HB1631 [LS], Supporting Washington’s food production system by providing technical assistance in support of improved voluntary environmental stewardship; includes “sustainable farms and fields advisors network is established at the commission to further assist agricultural producers and food processors in increasing energy efficiency and utilization of green energy, sequestering carbon, and reducing greenhouse gas emissions, all of which can help reduce operating costs, improve soil health and crop yield, provide environmental cobenefits, and create new market opportunities in a green economy.” – stalled in committee

Updates in 2021

SB5286, Establishing a statewide organic waste management goal; includes monitoring and improving soil health 

Sustainable Farms and Fields Grant Program

Dates:

Introduced in 2019
Re-introduced January 2020
Passed the House and Senate with amendments March 2020 Signed by Governor April 3, 2020
Effective date June 11, 2020

Legislation:

SB 5947/ HB 2095

Sponsor/s: 

Senator McCoy
Senator Schoesler
Senator Palumbo
Senator King
Senator Salomon
Senator Warnick
Representative Walsh
Representative Shewmake
Representative Dye
Representative Springer
Representative Shea
Representative Peterson
Representative Chapman
Representative Fitzgibbon
Representative Eslick
Representative Corry

Description:

The Bill was conceived as a means to help farmers become more profitable while achieving Washington’s climate action goals. It creates a grant program to incentivize farmers and ranchers to reduce fossil fuel inputs and increase sequestered carbon. 
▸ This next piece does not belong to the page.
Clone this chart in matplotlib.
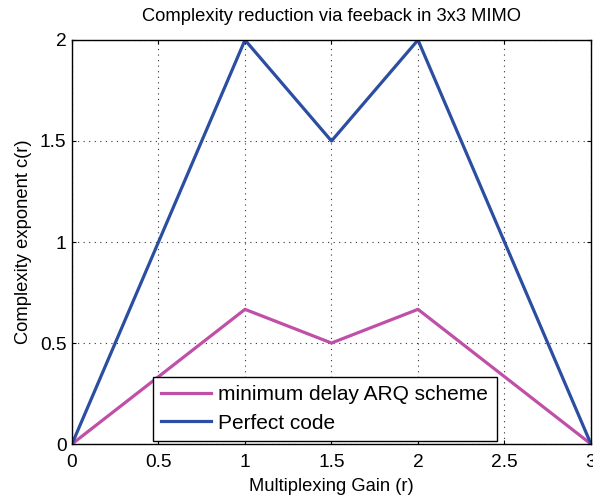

The WA Department of Agriculture, in consultation with Washington State University, the State Conservation Commission, the NRCS, and the Washington Department of Natural Resources must create a system to estimate, measure, and verify outcomes for the sustainable farms and fields grant program. 

The Bill requires that 80% of the funds go directly to producers in the form of grants for farming processes that reduce emissions, increase organic matter, and build healthy soils. The remaining funding covers educational campaigns and technical assistance to grant applicants.

Definitions:

Carbon dioxide equivalent emission

“A metric measure used to compare the emission impacts from various greenhouse gases based on their relative radiative forcing effect over a specified period of time compared to carbon dioxide emissions.”

Carbon dioxide equivalent impact

“A metric measure of the cumulative radiative forcing impacts of both carbon dioxide equivalent emissions and the radiative forcing benefits of carbon storage.”

Stated Goals:

  • To enhance soil health by adopting precision agriculture and regenerative agriculture practices that increase soil organic carbon levels, and to store carbon in standing trees.
  • To provide financial assistance to voluntary farmers and ranchers who adopt practices that reduce fossil fuel inputs in their operations and increase the quantity of carbon stored on their land.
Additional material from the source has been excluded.